Students who want to do an independent study or IR Lab with me can either i) propose their own topic, or ii) choose a topic from the list below.
LTI Site Search: We recently deployed an LTI Site Search capability, using Lemur. It's a good start, but it could be improved in many ways. If you are interested in working on improved ranking algorithms, query processing, improved crawling algorithms, search user interfaces, search log analysis, or other aspects of local Web search, this might be an interesting project for you.

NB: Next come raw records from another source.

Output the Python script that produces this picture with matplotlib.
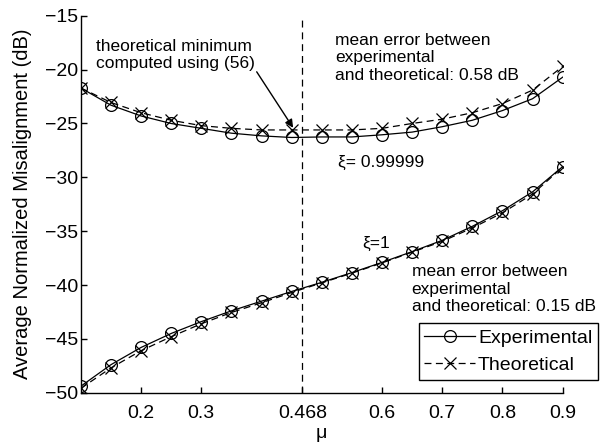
import matplotlib
matplotlib.use("Agg")
import matplotlib.pyplot as plt

plt.rcParams['font.family'] = ['Liberation Sans', 'DejaVu Sans']
plt.rcParams['lines.scale_dashes'] = False
plt.rcParams['axes.unicode_minus'] = True

# step size values
mu = [0.10, 0.15, 0.20, 0.25, 0.30, 0.35, 0.40, 0.45, 0.50,
      0.55, 0.60, 0.65, 0.70, 0.75, 0.80, 0.85, 0.90]

# xi = 0.99999
upper_exp = [-21.7, -23.3, -24.3, -25.0, -25.45, -25.9, -26.15, -26.3, -26.25,
             -26.25, -26.05, -25.8, -25.3, -24.7, -23.8, -22.7, -20.7]
upper_theo = [-21.7, -23.05, -24.0, -24.7, -25.2, -25.45, -25.6, -25.6, -25.6,
              -25.6, -25.45, -25.0, -24.6, -24.0, -23.15, -21.9, -19.7]

# xi = 1
lower_exp = [-49.4, -47.4, -45.8, -44.5, -43.4, -42.4, -41.5, -40.6, -39.75,
             -38.85, -37.9, -36.9, -35.85, -34.55, -33.1, -31.35, -29.0]
lower_theo = [-49.6, -47.7, -46.1, -44.8, -43.6, -42.55, -41.65, -40.7, -39.8,
              -38.9, -37.95, -36.95, -35.95, -34.7, -33.3, -31.55, -29.05]

mu_opt = 0.468
xticks = [0.2, 0.3, 0.468, 0.6, 0.7, 0.8, 0.9]
xtick_labels = ['0.2', '0.3', '0.468', '0.6', '0.7', '0.8', '0.9']
yticks = [-50, -45, -40, -35, -30, -25, -20, -15]

W, H = 605, 442
fig = plt.figure(figsize=(W / 100, H / 100), dpi=100)
ax = fig.add_axes([80.8 / W, 1 - 392.7 / H, (562.7 - 80.8) / W, (392.7 - 15.8) / H])

dash = (0, (5.0, 3.2))
lw = 0.9
exp_style = dict(color='black', lw=lw, ls='-', marker='o', ms=8.5,
                 mfc='none', mec='black', mew=lw)
theo_style = dict(color='black', lw=lw, ls=dash, marker='x', ms=8,
                  mec='black', mew=lw)

ax.plot(mu, upper_exp, label='Experimental', **exp_style)
ax.plot(mu, upper_theo, label='Theoretical', **theo_style)
ax.plot(mu, lower_exp, **exp_style)
ax.plot(mu, lower_theo, **theo_style)

ax.axvline(mu_opt, color='black', lw=lw, ls=(0, (5.0, 3.5)))

ax.set_xlim(0.1, 0.9)
ax.set_ylim(-50, -15)
ax.set_xticks(xticks)
ax.set_xticklabels(xtick_labels)
ax.set_yticks(yticks)

for side in ('top', 'right'):
    ax.spines[side].set_visible(False)
for side in ('left', 'bottom'):
    ax.spines[side].set_linewidth(1.0)

ax.tick_params(axis='both', direction='in', length=4, width=1.0,
               labelsize=14, colors='black')
ax.tick_params(axis='x', pad=9)
ax.tick_params(axis='y', pad=2)

fig.text(23 / W, 1 - 204 / H, 'Average Normalized Misalignment (dB)',
         rotation=90, ha='center', va='center', fontsize=14.5)
fig.text(321.7 / W, 1 - 434 / H, 'μ', ha='center', va='center', fontsize=14)

fs = 12.5
ax.text(0.126, -19.85, 'theoretical minimum\ncomputed using (56)',
        fontsize=fs, ha='left', va='baseline', linespacing=1.2)
ax.annotate('', xy=(0.4525, -25.4), xytext=(0.392, -20.2),
            arrowprops=dict(arrowstyle='-|>', color='black', lw=1.0,
                            mutation_scale=12, shrinkA=0, shrinkB=0))
ax.text(0.522, -18.9, 'mean error between\nexperimental\nand theoretical: 0.58 dB',
        fontsize=fs, ha='left', va='center', linespacing=1.2)
ax.text(0.527, -28.65, 'ξ= 0.99999', fontsize=fs, ha='left', va='center')
ax.text(0.567, -36.1, 'ξ=1', fontsize=fs, ha='left', va='center')
ax.text(0.649, -40.4, 'mean error between\nexperimental\nand theoretical: 0.15 dB',
        fontsize=fs, ha='left', va='center', linespacing=1.2)

leg = ax.legend(loc='lower right', bbox_to_anchor=(598 / W, 1 - 380 / H),
                bbox_transform=fig.transFigure, fontsize=14, frameon=True,
                fancybox=False, edgecolor='black', framealpha=1,
                borderaxespad=0, borderpad=0.3, handlelength=2.6,
                handletextpad=0.15, labelspacing=0.5)
leg.get_frame().set_linewidth(1.0)

fig.savefig('out.png', dpi=100)
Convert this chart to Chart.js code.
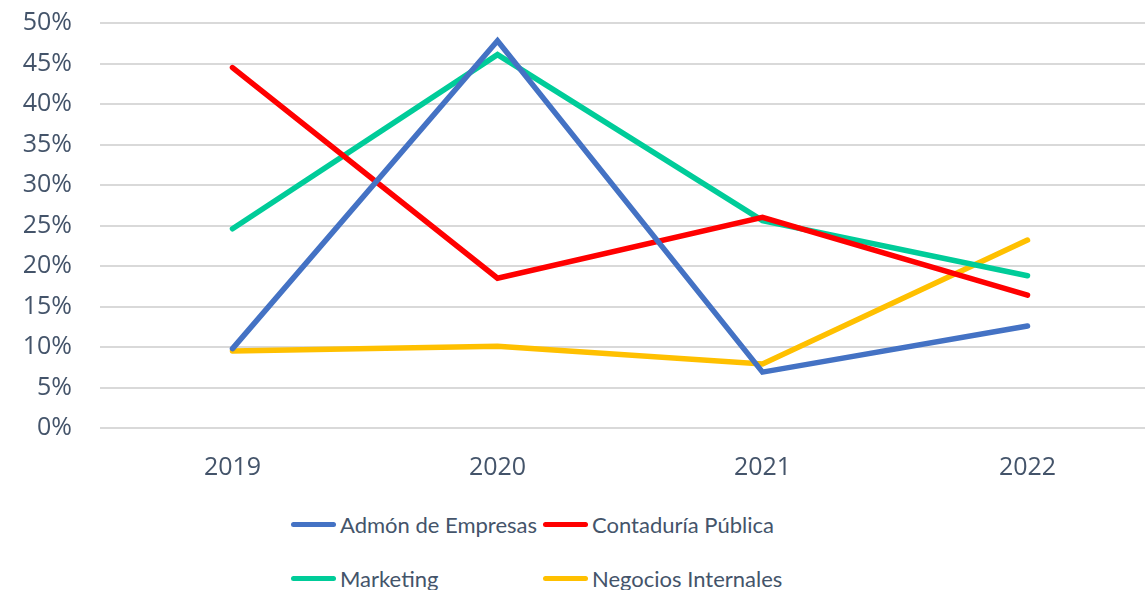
<!DOCTYPE html>
<html>
<head>
<meta charset="utf-8">
<script src="https://cdn.jsdelivr.net/npm/chart.js@4"></script>
<style>
    html, body { margin: 0; padding: 0; background: #fff; overflow: hidden; width: 1145px; height: 590px; }
    #wrap { position: absolute; left: 0; top: -20px; width: 1160px; height: 510px; }
    #legend {
        position: absolute; left: 291px; top: 505px;
        display: grid; grid-template-columns: 252px 300px; row-gap: 16px;
        font-family: Lato, sans-serif; font-size: 22px; color: #44546A;
    }
    .item { display: flex; align-items: center; white-space: nowrap; height: 38px; }
    .swatch { flex: 0 0 45px; height: 5px; border-radius: 3px; margin-right: 4px; }
</style>
</head>
<body>
<div id="wrap"><canvas id="myChart"></canvas></div>
<div id="legend"></div>
<script>
let years = ['2019', '2020', '2021', '2022'];
let admon = [9.8, 47.8, 6.9, 12.6];
let contaduria = [44.5, 18.5, 26.0, 16.4];
let marketing = [24.6, 46.1, 25.6, 18.8];
let negocios = [9.5, 10.1, 7.9, 23.2];
let seriesNames = ['Admón de Empresas', 'Contaduría Pública', 'Marketing', 'Negocios Internales'];
let seriesColors = ['#4472C4', '#FF0000', '#00CC99', '#FFC000'];

let ctx = document.getElementById('myChart').getContext('2d');
ctx.canvas.width = 1160;
ctx.canvas.height = 510;

let allSeries = [admon, contaduria, marketing, negocios];
let datasets = allSeries.map(function (values, i) {
    return {
        label: seriesNames[i],
        data: values,
        borderColor: seriesColors[i],
        backgroundColor: seriesColors[i],
        borderWidth: 5.5,
        borderCapStyle: 'round',
        borderJoinStyle: 'miter',
        pointRadius: 0,
        tension: 0
    };
});

let chart = new Chart(ctx, {
    type: 'line',
    data: { labels: years, datasets: datasets },
    options: {
        responsive: false,
        animation: false,
        layout: { padding: { top: 1, right: 0, left: 0, bottom: 0 } },
        plugins: { legend: { display: false }, tooltip: { enabled: false } },
        scales: {
            x: {
                offset: true,
                grid: { display: false },
                border: { display: false },
                ticks: { color: '#44546A', font: { family: 'Open Sans', size: 25 }, padding: 17 },
                afterFit: function (scale) { scale.height = 62; }
            },
            y: {
                min: 0,
                max: 50,
                border: { display: false },
                grid: { color: '#D9D9D9', lineWidth: 2, drawTicks: false },
                ticks: {
                    stepSize: 5,
                    color: '#44546A',
                    font: { family: 'Open Sans', size: 25 },
                    padding: 28,
                    callback: function (v) { return v + '%'; }
                },
                afterFit: function (scale) { scale.width = 100; }
            }
        }
    }
});

// legend laid out in two columns like the original
let legend = document.getElementById('legend');
seriesNames.forEach(function (name, i) {
    let item = document.createElement('div');
    item.className = 'item';
    item.innerHTML = '<span class="swatch" style="background:' + seriesColors[i] + '"></span>' + name;
    legend.appendChild(item);
});
</script>
</body>
</html>
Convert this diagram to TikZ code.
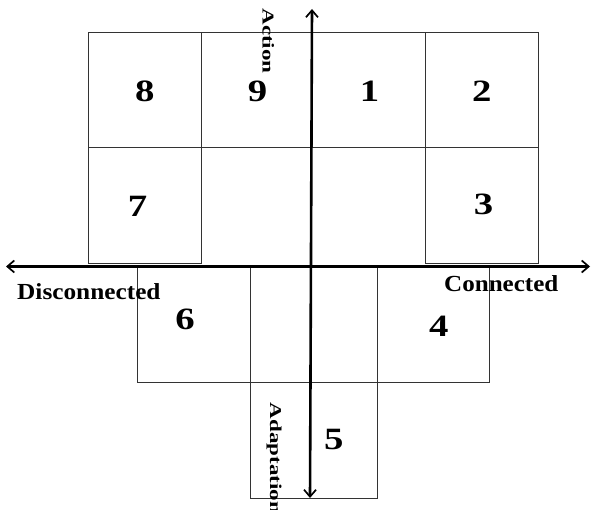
\documentclass[tikz,border=0pt]{standalone}
\usepackage{fontspec}
\setmainfont{Liberation Serif}
\usetikzlibrary{arrows.meta}
\tikzset{
  cell/.style={draw=black!80, line width=0.9pt},
  axis/.style={line width=2.6pt, {Straight Barb[length=7pt,width=12pt,line width=1.7pt]}-{Straight Barb[length=7pt,width=12pt,line width=1.7pt]}},
  num/.style={inner sep=0pt, font=\fontsize{31}{31}\selectfont\bfseries},
  lab/.style={inner sep=0pt, font=\fontsize{23}{23}\selectfont\bfseries},
}
\newcommand{\wide}[1]{\scalebox{1.25}[1]{#1}}
\begin{document}
\begin{tikzpicture}[x=1pt,y=-1pt]
\useasboundingbox (0,0) rectangle (591,510);
% top grid
\draw[cell] (88.3,32.3) rectangle (201,147.7);
\draw[cell] (201,32.3) rectangle (312,147.7);
\draw[cell] (312,32.3) rectangle (425.3,147.7);
\draw[cell] (425.3,32.3) rectangle (538,147.7);
\draw[cell] (88.3,147.7) rectangle (201,263.3);
\draw[cell] (425.3,147.7) rectangle (538,263.3);
% bottom blocks
\draw[cell] (137.3,267) rectangle (489.3,382.3);
\draw[cell] (250,267) -- (250,382.3);
\draw[cell] (377.3,267) -- (377.3,382.3);
\draw[cell] (250,382.3) rectangle (377.3,498.3);
% axes
\coordinate (L) at (6,266.5);
\coordinate (R) at (590,266.5);
\coordinate (T) at (312,9);
\coordinate (B) at (310,498);
\draw[axis] (L) -- (R);
\draw[axis] (B) -- (T);
% numbers
\node[num] (n8) at (144.7,91) {\wide{8}};
\node[num] (n9) at (257.5,91) {\wide{9}};
\node[num] (n1) at (369.5,91) {\wide{1}};
\node[num] (n2) at (481.7,91) {\wide{2}};
\node[num] (n7) at (137.5,206) {\wide{7}};
\node[num] (n3) at (483.5,204) {\wide{3}};
\node[num] (n6) at (185,319) {\wide{6}};
\node[num] (n4) at (438.7,325.8) {\wide{4}};
\node[num] (n5) at (333.8,439.2) {\wide{5}};
% labels
\node[lab, anchor=base west] (dis) at (17,299.3) {\scalebox{1.1}[1]{Disconnected}};
\node[lab, anchor=base west] (con) at (444,291.7) {\scalebox{1.09}[1]{Connected}};
\node[lab, anchor=base west, rotate=-90] (act) at (262.7,8.3) {\scalebox{1}[0.72]{Action}};
\node[lab, anchor=base west, rotate=-90] (ada) at (270,402.7) {\scalebox{1}[0.72]{Adaptation}};
\end{tikzpicture}
\end{document}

Associating BitTorrent Filenames with Content: Researchers at the Heinz College have 18 months of data from a prominent BitTorrent tracker site, which include the name of the tracker file, and the description of the tracker. The problem with this data is that it is not well tagged for the purpose of determining which piece of content (e.g., song, album, movie, TV program, book, game) the torrent refers to. Mike Smith and I would like to work with a motivated student to use ML techniques to associate the BitTorrent file names with content in databases of available music, movies, and books.
Build your Own Search Service (BOSS): Yahoo! recently deployed a new service called BOSS that allows you to build search interfaces on top of Yahoo's search engine. I would be interested in projects that use this interface to deliver more accurate search, personalized search, or better organization and display of search results.
Web Page Structure Annotation: Modern web pages are complex. They contain advertising, navigation links, links to related content, the main content, and other material, all mixed together. Before the page can be indexed for search or used for text mining, the web page must be annotated with additional markup that identifies each type of material so that each type can be handled appropriately. I am interested in supervised and unsupervised techniques that can provide reliable annotation of large datasets (e.g., at least a hundred million web pages).